Automotive Industry To Gain From Simulation-Based Engineering

The global automotive industry has been growing constantly. Technologies such as connected transport, smart driver experience, improved battery management systems and better fuel efficiency are reforming the automotive industry. Innovation never stops!

Automotive manufacturers are required to work in uncertain conditions with increasing complexity as a result of wide range of products available to the customer, changing technologies, increasing pressure to innovate, environmental concerns and globalization.

Simulation-based engineering

Engineers are constantly under pressure to develop products that are future-proof. Hence, it is vital to bring the right expertise together that can combine multiple engineering disciplines to handle challenging applications that lead to faster production.

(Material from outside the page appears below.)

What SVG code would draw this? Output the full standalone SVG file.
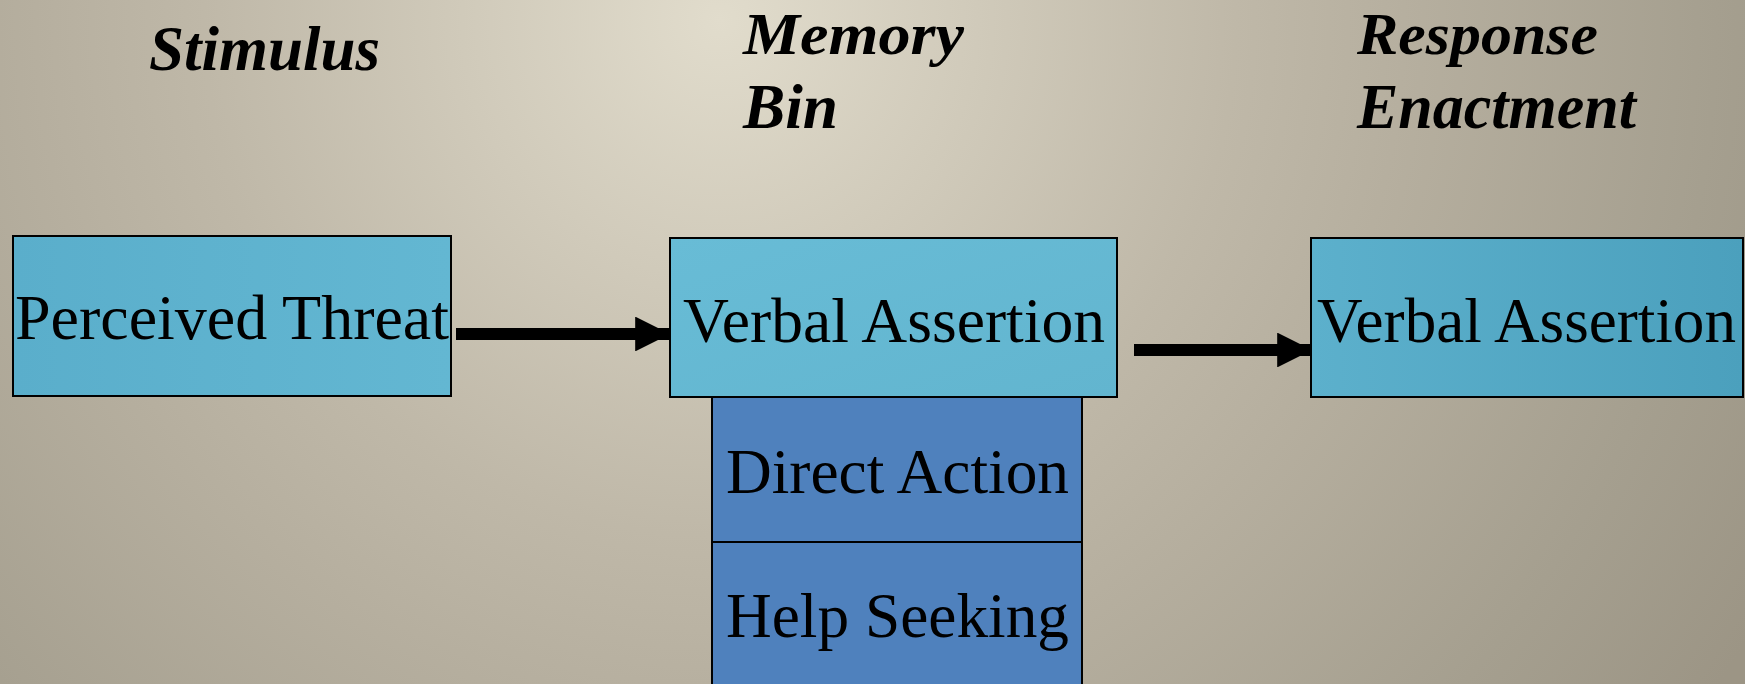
<svg xmlns="http://www.w3.org/2000/svg" width="1745" height="684" viewBox="0 0 1745 684">
<defs>
<radialGradient id="bg" gradientUnits="userSpaceOnUse" cx="720" cy="20" r="1200">
<stop offset="0" stop-color="#e1dccc"/>
<stop offset="0.43" stop-color="#bfb8a8"/>
<stop offset="0.57" stop-color="#b6af9f"/>
<stop offset="0.83" stop-color="#a59f8f"/>
<stop offset="1" stop-color="#9c9585"/>
</radialGradient>
<linearGradient id="g1" x1="0" y1="0" x2="1" y2="0">
<stop offset="0" stop-color="#5aaecb"/>
<stop offset="1" stop-color="#63b7d2"/>
</linearGradient>
<linearGradient id="g2" x1="0" y1="0" x2="1" y2="1">
<stop offset="0" stop-color="#68bcd6"/>
<stop offset="1" stop-color="#62b5cf"/>
</linearGradient>
<linearGradient id="g3" x1="0" y1="0" x2="1" y2="0">
<stop offset="0" stop-color="#5cb0cc"/>
<stop offset="1" stop-color="#4ba0bd"/>
</linearGradient>
<marker id="ah" viewBox="0 0 10 10" refX="10" refY="5" markerWidth="2.9" markerHeight="2.9" orient="auto" markerUnits="strokeWidth">
<path d="M0,0 L10,5 L0,10 Z" fill="#000"/>
</marker>
</defs>
<style>
.box{stroke:#000;stroke-width:2}
.lbl{font-family:"Liberation Serif","Times New Roman",serif;font-size:63px;fill:#000}
.hdr{font-family:"Liberation Serif","Times New Roman",serif;font-size:64px;font-weight:bold;font-style:italic;fill:#000}
.hdr2{font-size:59px}
.conn{stroke:#000;stroke-width:12;fill:none}
</style>
<rect x="0" y="0" width="1745" height="684" fill="url(#bg)"/>
<g id="headers">
<text class="hdr" x="149" y="70" textLength="231" lengthAdjust="spacingAndGlyphs">Stimulus</text>
<text class="hdr hdr2" x="743" y="54" textLength="221" lengthAdjust="spacingAndGlyphs">Memory</text>
<text class="hdr" x="743" y="128" textLength="95" lengthAdjust="spacingAndGlyphs">Bin</text>
<text class="hdr hdr2" x="1357" y="54" textLength="241" lengthAdjust="spacingAndGlyphs">Response</text>
<text class="hdr" x="1357" y="128" textLength="279" lengthAdjust="spacingAndGlyphs">Enactment</text>
</g>
<g id="node-perceived-threat">
<rect class="box" x="13" y="236" width="438" height="160" fill="url(#g1)"/>
<text class="lbl" x="15" y="339" textLength="434" lengthAdjust="spacingAndGlyphs">Perceived Threat</text>
</g>
<g id="node-direct-action">
<rect class="box" x="712" y="397" width="370" height="145" fill="#4f81bd"/>
<text class="lbl" x="726" y="493" textLength="343" lengthAdjust="spacingAndGlyphs">Direct Action</text>
</g>
<g id="node-help-seeking">
<rect class="box" x="712" y="542" width="370" height="150" fill="#4f81bd"/>
<text class="lbl" x="726" y="637" textLength="343" lengthAdjust="spacingAndGlyphs">Help Seeking</text>
</g>
<g id="node-memory-verbal-assertion">
<rect class="box" x="670" y="238" width="447" height="159" fill="url(#g2)"/>
<text class="lbl" x="683" y="342" textLength="422" lengthAdjust="spacingAndGlyphs">Verbal Assertion</text>
</g>
<g id="node-response-verbal-assertion">
<rect class="box" x="1311" y="238" width="432" height="159" fill="url(#g3)"/>
<text class="lbl" x="1317" y="342" textLength="419" lengthAdjust="spacingAndGlyphs">Verbal Assertion</text>
</g>
<g id="connectors">
<line class="conn" x1="456" y1="334" x2="670" y2="334" marker-end="url(#ah)"/>
<line class="conn" x1="1134" y1="350" x2="1312" y2="350" marker-end="url(#ah)"/>
</g>
</svg>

Simulation-based engineering helps develop the products in a risk-free environment. This is a faster and more cost-effective way to test the products when the expectations are high and failure can be disastrous. Simulation is the key to shortening time to market as it will accelerate the workflow from design to prototype.

COMSOL Multiphysics enables automotive engineers to accurately investigate design concept to production and fully benefit from the virtual prototyping capabilities that it offers. With COMSOL Multiphysics engineers can couple electromagnetics with heat transfer, structural mechanics, fluid flow, and other physical phenomena, allowing them to accurately solve real-world problems.

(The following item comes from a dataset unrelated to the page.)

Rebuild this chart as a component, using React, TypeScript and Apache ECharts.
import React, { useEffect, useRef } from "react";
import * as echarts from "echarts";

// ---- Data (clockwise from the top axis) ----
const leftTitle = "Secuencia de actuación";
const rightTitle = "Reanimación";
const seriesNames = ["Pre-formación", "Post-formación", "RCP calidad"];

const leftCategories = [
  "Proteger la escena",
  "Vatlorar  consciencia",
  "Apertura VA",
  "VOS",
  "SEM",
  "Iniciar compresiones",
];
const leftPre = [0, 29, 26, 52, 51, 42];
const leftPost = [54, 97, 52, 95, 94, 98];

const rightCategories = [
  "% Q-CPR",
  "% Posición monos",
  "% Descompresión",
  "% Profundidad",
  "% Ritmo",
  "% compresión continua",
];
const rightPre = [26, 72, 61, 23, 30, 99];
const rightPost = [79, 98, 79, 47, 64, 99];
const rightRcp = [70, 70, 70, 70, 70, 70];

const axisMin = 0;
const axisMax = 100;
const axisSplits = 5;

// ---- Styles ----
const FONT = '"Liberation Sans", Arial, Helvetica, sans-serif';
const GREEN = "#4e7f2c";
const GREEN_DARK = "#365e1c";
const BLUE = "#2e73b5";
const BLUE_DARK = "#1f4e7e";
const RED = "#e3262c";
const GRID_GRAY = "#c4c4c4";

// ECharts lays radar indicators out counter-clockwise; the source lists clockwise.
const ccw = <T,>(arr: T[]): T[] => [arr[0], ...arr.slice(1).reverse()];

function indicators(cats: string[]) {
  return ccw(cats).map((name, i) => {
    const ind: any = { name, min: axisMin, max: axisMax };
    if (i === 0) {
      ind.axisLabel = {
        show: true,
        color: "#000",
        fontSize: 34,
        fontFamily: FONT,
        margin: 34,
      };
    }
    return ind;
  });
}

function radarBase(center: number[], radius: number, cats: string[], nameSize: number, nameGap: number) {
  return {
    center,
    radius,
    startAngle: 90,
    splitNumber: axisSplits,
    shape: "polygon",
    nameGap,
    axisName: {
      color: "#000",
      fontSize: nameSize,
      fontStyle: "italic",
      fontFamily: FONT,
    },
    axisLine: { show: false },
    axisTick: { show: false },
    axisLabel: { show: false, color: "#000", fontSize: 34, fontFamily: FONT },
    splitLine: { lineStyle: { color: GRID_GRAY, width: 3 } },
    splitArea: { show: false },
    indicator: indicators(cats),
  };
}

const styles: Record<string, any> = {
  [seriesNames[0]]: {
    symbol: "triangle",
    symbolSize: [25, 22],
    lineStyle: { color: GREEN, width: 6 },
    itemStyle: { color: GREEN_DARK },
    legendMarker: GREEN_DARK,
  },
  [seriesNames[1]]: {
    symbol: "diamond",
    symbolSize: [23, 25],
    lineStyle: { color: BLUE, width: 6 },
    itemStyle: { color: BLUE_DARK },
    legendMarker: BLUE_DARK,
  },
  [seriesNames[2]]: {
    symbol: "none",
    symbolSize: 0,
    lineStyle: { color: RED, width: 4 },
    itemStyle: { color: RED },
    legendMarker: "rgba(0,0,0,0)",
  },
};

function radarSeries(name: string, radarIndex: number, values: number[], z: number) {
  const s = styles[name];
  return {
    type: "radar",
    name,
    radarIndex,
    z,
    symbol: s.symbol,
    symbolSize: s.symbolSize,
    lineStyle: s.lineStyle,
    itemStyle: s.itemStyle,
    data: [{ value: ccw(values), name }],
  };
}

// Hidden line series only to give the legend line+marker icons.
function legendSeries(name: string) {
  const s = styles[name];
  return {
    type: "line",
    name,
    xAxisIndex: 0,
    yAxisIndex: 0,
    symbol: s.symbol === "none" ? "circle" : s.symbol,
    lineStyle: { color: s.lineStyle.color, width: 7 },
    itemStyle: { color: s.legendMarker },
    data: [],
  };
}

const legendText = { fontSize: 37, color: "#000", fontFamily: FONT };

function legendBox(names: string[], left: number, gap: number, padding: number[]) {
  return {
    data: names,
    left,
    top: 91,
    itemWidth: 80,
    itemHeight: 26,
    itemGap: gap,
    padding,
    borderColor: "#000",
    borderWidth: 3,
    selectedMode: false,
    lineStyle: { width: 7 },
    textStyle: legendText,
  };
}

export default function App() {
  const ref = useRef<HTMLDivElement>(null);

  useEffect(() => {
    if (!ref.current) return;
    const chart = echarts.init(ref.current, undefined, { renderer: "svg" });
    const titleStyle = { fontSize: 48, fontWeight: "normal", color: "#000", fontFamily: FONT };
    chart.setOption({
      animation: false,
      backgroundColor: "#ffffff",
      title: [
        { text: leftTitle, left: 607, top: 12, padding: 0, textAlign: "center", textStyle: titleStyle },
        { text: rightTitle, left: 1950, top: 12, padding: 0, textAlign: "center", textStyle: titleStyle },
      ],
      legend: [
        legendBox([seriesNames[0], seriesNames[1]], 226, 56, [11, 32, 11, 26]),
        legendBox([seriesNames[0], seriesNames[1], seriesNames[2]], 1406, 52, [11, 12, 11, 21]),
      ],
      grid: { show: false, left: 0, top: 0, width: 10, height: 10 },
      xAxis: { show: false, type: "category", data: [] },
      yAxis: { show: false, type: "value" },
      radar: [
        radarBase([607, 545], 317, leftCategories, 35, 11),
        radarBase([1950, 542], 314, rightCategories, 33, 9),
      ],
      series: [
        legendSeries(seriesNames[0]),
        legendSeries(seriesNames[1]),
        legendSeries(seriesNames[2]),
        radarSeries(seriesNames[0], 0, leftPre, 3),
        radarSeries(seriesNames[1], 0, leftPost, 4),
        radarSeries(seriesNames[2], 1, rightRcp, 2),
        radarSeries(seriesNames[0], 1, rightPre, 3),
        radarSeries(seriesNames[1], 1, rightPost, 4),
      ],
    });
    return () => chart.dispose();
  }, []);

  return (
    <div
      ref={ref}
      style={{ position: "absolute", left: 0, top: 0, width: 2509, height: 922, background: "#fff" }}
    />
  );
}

A thermoelectric cooler application is one of 50 app examples available with COMSOL Multiphysics. The user may test different geometries, thermocouple configurations, and material selection in order to determine the ideal cooler option for a specific configuration or an optimized design for best performance.

Researchers working within the automotive industry have used COMSOL Multiphysics to study corrosion in automotive parts found in car paneling, for example. Simulation helps researchers investigate electrochemical reactions on the surface of the rivet, analyze decay in sheet metal, and understand the effects of geometry in the corrosion process.

Multiphysics for everyone

It’s important to support the experts who often have to serve the entire organization while covering a diverse range of simulation needs, by bringing simulation to a larger group of people. The latest version of COMSOL Multiphysics and its Application Builder provides simulation experts with the tools needed to turn their detailed physics and mathematical models into easy-to-use simulation apps for use by everyone in their organization and beyond.

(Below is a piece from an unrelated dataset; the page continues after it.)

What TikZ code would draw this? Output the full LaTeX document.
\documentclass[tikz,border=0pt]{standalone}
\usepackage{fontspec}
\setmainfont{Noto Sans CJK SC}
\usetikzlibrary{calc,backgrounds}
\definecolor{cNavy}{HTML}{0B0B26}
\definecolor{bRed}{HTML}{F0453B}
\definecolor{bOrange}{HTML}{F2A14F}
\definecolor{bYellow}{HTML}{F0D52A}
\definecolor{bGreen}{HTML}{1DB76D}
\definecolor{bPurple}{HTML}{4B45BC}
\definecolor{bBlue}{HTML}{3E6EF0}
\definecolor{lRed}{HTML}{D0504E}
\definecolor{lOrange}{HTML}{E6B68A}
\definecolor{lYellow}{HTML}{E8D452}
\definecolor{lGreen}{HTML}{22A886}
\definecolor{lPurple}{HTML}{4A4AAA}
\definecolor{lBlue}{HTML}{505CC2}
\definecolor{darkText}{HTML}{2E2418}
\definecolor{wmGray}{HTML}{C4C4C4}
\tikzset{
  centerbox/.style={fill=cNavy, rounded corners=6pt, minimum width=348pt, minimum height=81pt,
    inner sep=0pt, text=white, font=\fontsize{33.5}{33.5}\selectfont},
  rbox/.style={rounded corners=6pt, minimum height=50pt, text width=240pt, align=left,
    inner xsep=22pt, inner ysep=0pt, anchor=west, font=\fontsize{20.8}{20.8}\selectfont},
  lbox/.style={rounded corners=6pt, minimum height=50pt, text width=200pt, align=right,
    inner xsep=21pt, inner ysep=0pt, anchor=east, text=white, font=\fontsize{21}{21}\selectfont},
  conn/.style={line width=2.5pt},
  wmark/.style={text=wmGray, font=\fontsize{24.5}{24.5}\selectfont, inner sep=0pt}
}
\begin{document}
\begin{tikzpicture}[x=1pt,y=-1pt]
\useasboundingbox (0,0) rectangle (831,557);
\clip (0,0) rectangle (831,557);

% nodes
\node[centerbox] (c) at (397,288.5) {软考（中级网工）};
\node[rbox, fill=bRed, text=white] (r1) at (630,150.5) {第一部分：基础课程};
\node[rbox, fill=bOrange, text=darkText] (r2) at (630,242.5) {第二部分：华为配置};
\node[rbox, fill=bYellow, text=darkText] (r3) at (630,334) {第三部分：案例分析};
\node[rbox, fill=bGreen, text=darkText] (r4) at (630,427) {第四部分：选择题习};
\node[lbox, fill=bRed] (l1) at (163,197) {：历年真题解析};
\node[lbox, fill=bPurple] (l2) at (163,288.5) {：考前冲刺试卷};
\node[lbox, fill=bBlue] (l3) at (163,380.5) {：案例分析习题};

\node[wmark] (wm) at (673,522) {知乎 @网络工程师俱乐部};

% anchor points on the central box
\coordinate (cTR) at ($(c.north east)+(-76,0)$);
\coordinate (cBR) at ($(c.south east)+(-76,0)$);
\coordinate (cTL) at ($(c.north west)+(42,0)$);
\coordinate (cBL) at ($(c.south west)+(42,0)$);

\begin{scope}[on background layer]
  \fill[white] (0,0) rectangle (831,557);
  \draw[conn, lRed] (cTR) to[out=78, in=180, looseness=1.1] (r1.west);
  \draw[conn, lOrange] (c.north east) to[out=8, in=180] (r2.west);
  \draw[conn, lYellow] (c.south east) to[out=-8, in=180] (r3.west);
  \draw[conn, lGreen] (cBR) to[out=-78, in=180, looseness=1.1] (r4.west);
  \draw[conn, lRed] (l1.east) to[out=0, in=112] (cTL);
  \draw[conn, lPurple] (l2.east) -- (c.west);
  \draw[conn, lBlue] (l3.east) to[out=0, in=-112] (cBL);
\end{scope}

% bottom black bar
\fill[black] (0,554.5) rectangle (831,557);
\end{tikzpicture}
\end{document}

Designers can easily build a simplified interface based on their model in order to let anyone in the product development team test different operating conditions and configurations. Given how competitive the automotive industry is, building simulation apps for an entire team will allow designers to make their expertise easily available and free up resources to develop new concepts.

In order to get the products out in the market faster, experts should be able to deploy their simulations easily that is accessible to a larger group of people. This is already a reality thanks to the addition of the Application Builder to COMSOL Multiphysics for creating simulation apps and the introduction of COMSOL Server to distribute them via a COMSOL Client or browser.

Simulation apps fuel the automotive industry that has been growing rapidly.